Andreas Schleicher of the OECD said the survey showed that Asian nations excel because they have excellent teachers with high expectations. “There’s a lot of rigor, a lot of focus and coherence,” he told BBC.” And he said that the test scores predicted future economic growth.”
However, in a 2013 interview, Vietnam’s deputy education commissioner took issue with Schleicher’s assessment of the PISA results:
“Nguyen Vinh Hien, Deputy Minister of Education and Training, told Tuoi Tre (youth) newspaper on Friday that the Program for International Student Assessment, or PISA, does not assess students’ overall competence…
“Even though PISA’s 2012 results, announced early this week, ranked Vietnam over many wealthy western countries, including the US, in math and science, “we have to be honest and admit that if fully assessed, Vietnamese students’ capacity is still poor,” Hien said….
“Dr. Giap Van Duong also wrote in the newspaper that compared to “the four pillars of education” prescribed by UNESCO–learning to know, learning to do, learning to live together, and learning to be–PISA targets only a small part of the first pillar.
Duong holds a doctorate in physics and used to work with universities in England and Austria.
“He said PISA tests were limited because they use 15-year-olds as their subjects. At that age, students are still immature and their knowledge is far from meeting the demand of practical fields like business, administration, culture, and arts, he said.
“If the test targeted older people such as 20-year-old university students or 30-year-olds who are working, Vietnam’s results would “definitely” be much lower, according to Duong.
“In fact, many Vietnamese students fail to land a job after graduation. When they study overseas, many have difficulties in meeting the requirements of advanced education systems like team-work, problem solving and creativity, he said.”
“Duong went on to quote the Asian Productivity Organization’s 2012 report as saying that Vietnamese people’s productivity is about 20 times lower than that of American people.”
Duong added:
“Vietnamese education’s focus is on learning to pass exams.
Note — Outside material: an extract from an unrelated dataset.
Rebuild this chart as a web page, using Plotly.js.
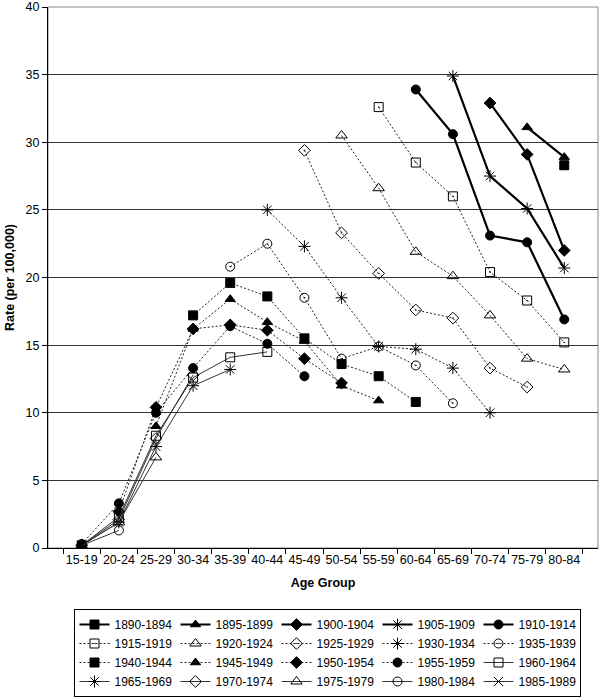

The whole system operates to serve only one purpose: exams.”
“Students here take exams to enroll in the first grade, the sixth-grade, the tenth-grade, and then universities, and every exam is “tense” and “competitive,” the scholar said.
“The tradition of learning to pass exams” is typical of Confucian education systems and is also found in other Asian countries like China, Japan, Singapore, and South Korea, he said.
All these countries ranked high in PISA tests, although their development is on par with or lower than that of the US and western countries.
This indicated that the tradition probably affected the tests’ results, Duong said.
“He noted that among countries with Confucian traditions, Vietnam ranked the lowest, so there was no reason to be happy about the country’s ranking.”
Ravitch concluded:
“The international tests are vastly overrated. It is not clear that the test-taking skills of 15-year-olds predict anything at all about the future of the economy. When the first international test of math was offered in 1964, 12 nations took it. The U.S. came in next to last in eighth grade and dead last in twelfth grade. Yet over the next fifty years, the U.S. economy outperformed the other 11 nations. The test scores predicted nothing at all.
As the Vietnamese deputy commissioner said, PISA measures only one dimension: test-taking skills. Whatever value the standardized tests have is overshadowed by the collateral damage they do to the quality of education and to the standardizing of young minds.
What matters most today is the liberation of minds to be creative, imaginative, compassionate, and collegial. The world is in a mess and we don’t need more fiercely competitive, me-first people. We need thoughtful and knowledgeable people who know how to resolve conflicts.
Above all, we need the one quality that the international tests can’t measure: Wisdom.”